このとき、一番痛感させられたのが、彼我の「戦略」性の違いでした。

当時、A社はX社を買収して、世界最大の製薬会社になったばかりでした。驚いたのは、入社直後に日本法人の人事部門に課せられた3ヶ月で中途採用でMRを600人確保せよという米国本社からのミッションでした。

普通に考えればどう考えても無理です(当時はいまよりも中途採用は一般的ではありませんでしたし)。

そして、驚くべき指令が。「明らかにダメな人材でなければ採用せよ」と(実際に明文化されてそう言われたのではなく、僕が受け取ったニュアンスです)。日本企業の人事部では、一人ひとりの候補者に向き合い、丁寧に採用プロセスを踏んでいた僕はほんとうにびっくりしました。

しかし、その指令の根拠は明確でした。われわれには、すぐれた「薬」(A社のX社買収の大目的はPという年商1兆円を超える大型薬を手に入れることでした)と「教育システム」があるから、大丈夫なのだと。

事の良し悪しは別として、このミッション・インポッシブルは実際に成し遂げられました。

ここで、戦略論の大家・ルメルトの「良い戦略」の条件をおさらいしておきましょう。
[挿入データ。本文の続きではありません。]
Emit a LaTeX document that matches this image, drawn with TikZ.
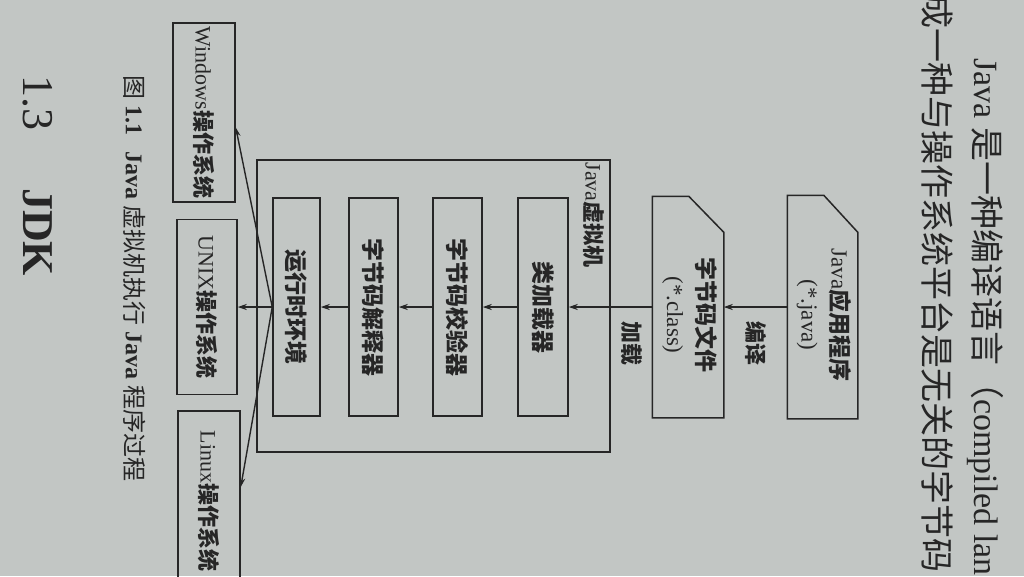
\documentclass[tikz,border=0pt]{standalone}
\usepackage{fontspec}
\usepackage{graphicx}
\setmainfont{Liberation Serif}
\newfontfamily\cjk{Noto Sans CJK SC}
\usetikzlibrary{arrows.meta}
\definecolor{paper}{RGB}{194,198,196}
\definecolor{ink}{RGB}{38,38,38}
\newcommand{\vtext}[1]{\rotatebox{-90}{#1}}
\newcommand{\cnb}[1]{{\cjk\bfseries #1}}
\tikzset{
  box/.style={draw=ink, line width=1.5pt, inner sep=0pt, text=ink, font=\fontsize{23}{30}\selectfont},
  osbox/.style={box, font=\fontsize{22}{30}\selectfont},
  doc/.style={box, draw=none},
  outline/.style={draw=ink, line width=1.5pt},
  flow/.style={-{Stealth[length=9pt,width=6pt,inset=3pt]}, draw=ink, line width=1.4pt},
  lbl/.style={text=ink, inner sep=0pt, font=\fontsize{22}{25}\selectfont},
  page/.style={text=ink, inner sep=0pt, anchor=north}
}

\begin{document}
\begin{tikzpicture}[x=1pt,y=-1pt]
  \useasboundingbox (0,0) rectangle (1024,576);
  \fill[paper] (0,0) rectangle (1024,576);
  \clip (0,0) rectangle (1024,576);

  % page text
  \node[page, font=\fontsize{34}{40}\selectfont] (LineA) at (985,58) {\vtext{Java {\cjk 是一种编译语言（}compiled lan}};
  \node[page, font=\fontsize{34}{40}\selectfont] (LineB) at (937,-6) {\vtext{\cjk 成一种与操作系统平台是无关的字节码}};
  \node[page, font=\fontsize{44}{50}\selectfont] (Heading) at (38,75) {\vtext{1.3\hspace{58pt}\textbf{JDK}}};
  \node[page, font=\fontsize{24}{28}\selectfont] (Caption) at (135,75)
    {\vtext{{\cjk 图} \textbf{1.1}\hspace{16pt}\textbf{Java} {\cjk 虚拟机执行} \textbf{Java} {\cjk 程序过程}}};

  % source and class file
  \node[doc, minimum width=69pt, minimum height=222pt] (JavaSource) at (822.5,307)
    {\vtext{\hspace{16pt}\begin{tabular}{@{}c@{}}Java\cnb{应用程序}\\(*.java)\end{tabular}}};
  \node[doc, minimum width=70pt, minimum height=220pt] (ClassFile) at (688,307)
    {\vtext{\hspace{16pt}\begin{tabular}{@{}c@{}}\cnb{字节码文件}\\(*.class)\end{tabular}}};
  \draw[outline] (JavaSource.south west) -- (JavaSource.north west) -- ([xshift=-34pt]JavaSource.north east)
    -- ([yshift=-37pt]JavaSource.north east) -- (JavaSource.south east) -- cycle;
  \draw[outline] (ClassFile.south west) -- (ClassFile.north west) -- ([xshift=-35pt]ClassFile.north east)
    -- ([yshift=-36pt]ClassFile.north east) -- (ClassFile.south east) -- cycle;

  % virtual machine
  \node[box, minimum width=353pt, minimum height=292pt] (JVM) at (433.5,306) {};
  \node[lbl, anchor=north east] (JVMLabel) at ([xshift=-6pt,yshift=-3pt]JVM.north east) {\vtext{Java\cnb{虚拟机}}};
  \node[box, minimum width=50pt, minimum height=218pt] (ClassLoader) at (543,307) {\vtext{\cnb{类加载器}}};
  \node[box, minimum width=49pt, minimum height=218pt] (Verifier) at (457.5,307) {\vtext{\cnb{字节码校验器}}};
  \node[box, minimum width=49pt, minimum height=218pt] (Interpreter) at (373.5,307) {\vtext{\cnb{字节码解释器}}};
  \node[box, minimum width=47pt, minimum height=218pt] (Runtime) at (296.5,307) {\vtext{\cnb{运行时环境}}};

  % operating systems
  \node[osbox, minimum width=62pt, minimum height=179pt] (Windows) at (204,112.5) {\vtext{Windows\cnb{操作系统}}};
  \node[osbox, minimum width=60pt, minimum height=175pt] (Unix) at (207,307) {\vtext{UNIX\cnb{操作系统}}};
  \node[osbox, minimum width=62pt, minimum height=180pt] (Linux) at (209,501) {\vtext{Linux\cnb{操作系统}}};

  \draw[flow] (JavaSource) -- node[lbl, below=14pt] {\vtext{\cnb{编译}}} (ClassFile);
  \draw[flow] (ClassFile) -- node[lbl, pos=0.25, below=14pt] {\vtext{\cnb{加载}}} (ClassLoader);
  \draw[flow] (ClassLoader) -- (Verifier);
  \draw[flow] (Verifier) -- (Interpreter);
  \draw[flow] (Interpreter) -- (Runtime);
  \draw[flow] (Runtime) -- (Unix);
  \draw[flow] (Runtime.west) -- ([yshift=-15pt]Windows.east);
  \draw[flow] (Runtime.west) -- ([yshift=14pt]Linux.east);
\end{tikzpicture}
\end{document}
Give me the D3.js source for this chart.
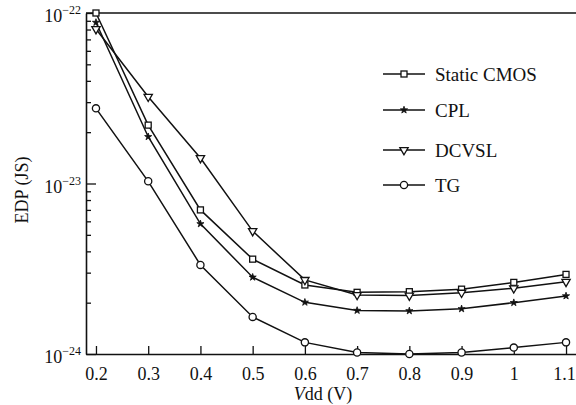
<!DOCTYPE html>
<html>
<head>
<meta charset="utf-8">
<script src="https://cdn.jsdelivr.net/npm/d3@7/dist/d3.min.js"></script>
<style>
  html, body { margin: 0; padding: 0; background: #fff; }
  svg { display: block; }
  text { font-family: "Liberation Serif", "Times New Roman", "DejaVu Serif", serif; fill: #111; }
</style>
</head>
<body>
<svg id="chart" width="576" height="405"></svg>
<script>
// ---- Data (EDP in J·s) ----
const vdd = [0.2, 0.3, 0.4, 0.5, 0.6, 0.7, 0.8, 0.9, 1.0, 1.1];
const staticCMOS = [100e-24, 22e-24, 7.0e-24, 3.6e-24, 2.54e-24, 2.30e-24, 2.32e-24, 2.40e-24, 2.63e-24, 2.93e-24];
const cpl        = [88e-24, 18.8e-24, 5.8e-24, 2.82e-24, 2.01e-24, 1.80e-24, 1.79e-24, 1.84e-24, 2.0e-24, 2.19e-24];
const dcvsl      = [80.5e-24, 32.3e-24, 14.1e-24, 5.26e-24, 2.72e-24, 2.22e-24, 2.20e-24, 2.29e-24, 2.43e-24, 2.65e-24];
const tg         = [27.6e-24, 10.3e-24, 3.33e-24, 1.65e-24, 1.17e-24, 1.02e-24, 1.0e-24, 1.02e-24, 1.09e-24, 1.17e-24];
const seriesNames = ["Static CMOS", "CPL", "DCVSL", "TG"];
const xTickValues = [0.2, 0.3, 0.4, 0.5, 0.6, 0.7, 0.8, 0.9, 1.0, 1.1];
const xTickLabels = ["0.2", "0.3", "0.4", "0.5", "0.6", "0.7", "0.8", "0.9", "1", "1.1"];
const yTickExponents = [-22, -23, -24];

// ---- Layout ----
const svg = d3.select("#chart");
const mLeft = 86, mRight = 576, mTop = 13, mBottom = 354;
const x = d3.scaleLinear().domain([0.1809, 1.1191]).range([mLeft, mRight]);
const y = d3.scaleLog().domain([1e-24, 1e-22]).range([mBottom, mTop]);
const ink = "#111";

// ---- Axes ----
const xAxis = d3.axisBottom(x)
  .tickValues(xTickValues)
  .tickSizeInner(-8).tickSizeOuter(0)
  .tickFormat((d, i) => xTickLabels[i]);
const gx = svg.append("g").attr("transform", `translate(0,${mBottom})`).call(xAxis);
gx.select(".domain").attr("stroke", ink).attr("stroke-width", 1.6);
gx.selectAll(".tick line").attr("stroke", ink).attr("stroke-width", 1.3);
gx.selectAll(".tick text")
  .attr("y", 10).attr("dy", "0.9em")
  .attr("x", (d, i) => i === xTickValues.length - 1 ? -2 : 0)
  .style("font-size", "18px")
  .style("font-family", '"Liberation Serif", "Times New Roman", serif')
  .attr("fill", ink);

// major y ticks
const majorVals = yTickExponents.map(e => Math.pow(10, e));
const yAxis = d3.axisLeft(y).tickValues(majorVals).tickSizeInner(-10).tickSizeOuter(0).tickFormat("");
const gy = svg.append("g").attr("transform", `translate(${mLeft},0)`).call(yAxis);
gy.select(".domain").attr("stroke", ink).attr("stroke-width", 1.6);
gy.selectAll(".tick line").attr("stroke", ink).attr("stroke-width", 1.3);

// minor y ticks
const minorVals = [];
[-24, -23].forEach(e => { for (let k = 2; k <= 9; k++) minorVals.push(k * Math.pow(10, e)); });
const yMinor = d3.axisLeft(y).tickValues(minorVals).tickSizeInner(-5).tickSizeOuter(0).tickFormat("");
const gym = svg.append("g").attr("transform", `translate(${mLeft},0)`).call(yMinor);
gym.select(".domain").remove();
gym.selectAll(".tick line").attr("stroke", ink).attr("stroke-width", 1.3);

// y tick labels 10^e
yTickExponents.forEach(e => {
  const yy = y(Math.pow(10, e));
  const t = svg.append("text")
    .attr("x", 81).attr("y", yy + 9)
    .attr("text-anchor", "end")
    .style("font-size", "18px");
  t.append("tspan").text("10");
  t.append("tspan").attr("dy", -8).style("font-size", "12px").text("\u2212" + Math.abs(e));
});

// top frame line
svg.append("line")
  .attr("x1", mLeft).attr("x2", mRight)
  .attr("y1", mTop).attr("y2", mTop)
  .attr("stroke", ink).attr("stroke-width", 1.6);

// axis titles
svg.append("text")
  .attr("transform", `translate(28,190) rotate(-90)`)
  .attr("text-anchor", "middle")
  .style("font-size", "18px")
  .text("EDP (JS)");

const xl = svg.append("text")
  .attr("x", 323).attr("y", 400)
  .attr("text-anchor", "middle")
  .style("font-size", "18px");
xl.append("tspan").style("font-style", "italic").text("V");
xl.append("tspan").text("dd (V)");

// ---- Series ----
const allSeries = [staticCMOS, cpl, dcvsl, tg];
const line = d3.line().x((d, i) => x(vdd[i])).y(d => y(d));

function drawMarker(g, type, cx, cy) {
  if (type === 0) {
    g.append("rect").attr("x", cx - 3).attr("y", cy - 3).attr("width", 6).attr("height", 6)
      .attr("fill", "#fff").attr("stroke", ink).attr("stroke-width", 1.3);
  } else if (type === 1) {
    g.append("path").attr("d", d3.symbol().type(d3.symbolStar).size(16)())
      .attr("transform", `translate(${cx},${cy})`)
      .attr("fill", ink).attr("stroke", ink).attr("stroke-width", 0.8);
  } else if (type === 2) {
    g.append("path").attr("d", d3.symbol().type(d3.symbolTriangle).size(30)())
      .attr("transform", `translate(${cx},${cy}) rotate(180)`)
      .attr("fill", "#fff").attr("stroke", ink).attr("stroke-width", 1.3);
  } else {
    g.append("circle").attr("cx", cx).attr("cy", cy).attr("r", 3.6)
      .attr("fill", "#fff").attr("stroke", ink).attr("stroke-width", 1.3);
  }
}

allSeries.forEach((s, si) => {
  svg.append("path").datum(s)
    .attr("d", line)
    .attr("fill", "none").attr("stroke", ink).attr("stroke-width", 1.5);
});
allSeries.forEach((s, si) => {
  const g = svg.append("g");
  s.forEach((v, i) => drawMarker(g, si, x(vdd[i]), y(v)));
});

// ---- Legend ----
const legendY = [74, 110, 150, 185];
seriesNames.forEach((name, i) => {
  const g = svg.append("g");
  const ly = legendY[i];
  g.append("line").attr("x1", 383).attr("x2", 425).attr("y1", ly).attr("y2", ly)
    .attr("stroke", ink).attr("stroke-width", 1.5);
  drawMarker(g, i, 404, ly);
  g.append("text").attr("x", 435).attr("y", ly + 6.5)
    .style("font-size", "19px").text(name);
});
</script>
</body>
</html>
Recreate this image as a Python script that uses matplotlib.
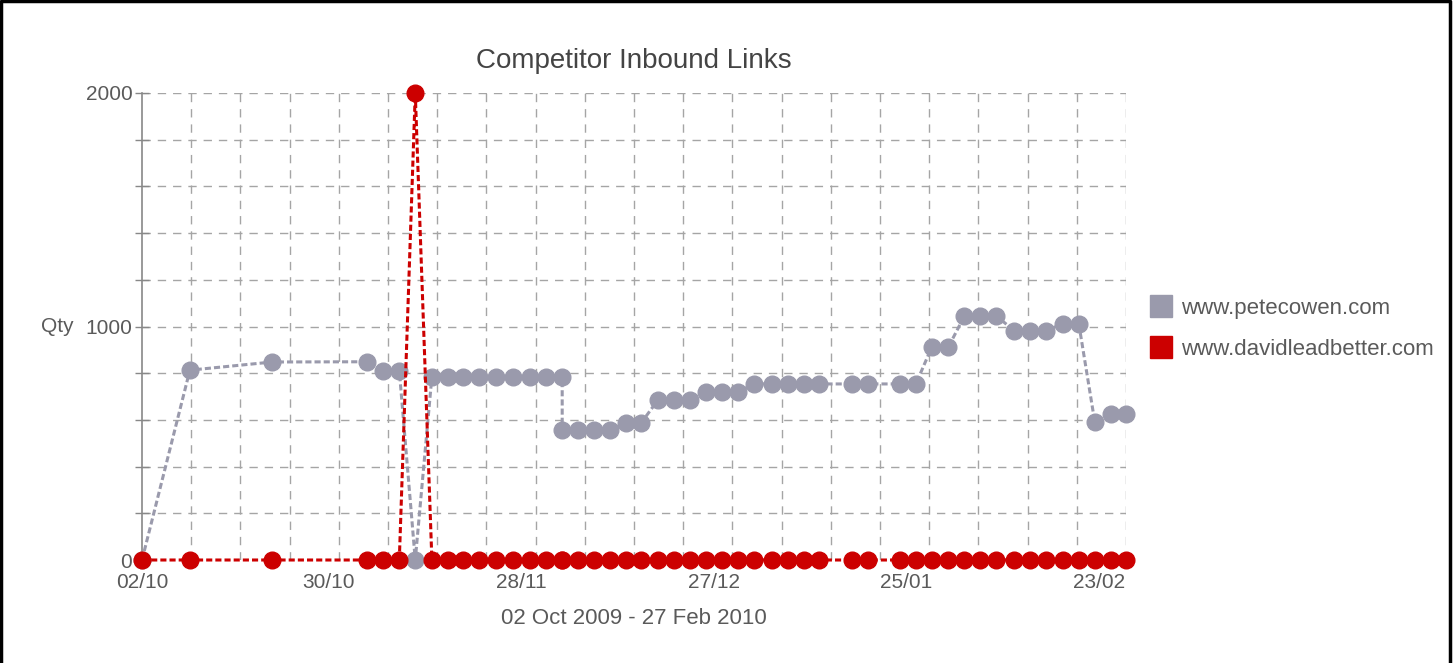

以下の3つの問いに明確に論理的に答えられるかが要諦になります。

1.いま何が起きており、何が死活的な問題なのか<診断>

2.診断で見つかった障害物を乗り越えるのに一番必要な方向性はないか<基本方針>

3.基本方針を実行するための一貫した一連の<行動>は何か

参考:リチャード.P.ルメルト『良い戦略 悪い戦略』

ますます先の見えない世界だからこそ、判断・行動の軸としての「戦略」がより大事になってくるのではないでしょうか。そして、コロナ禍のような有事のときに、より一層、その優劣がはっきりしてきますね。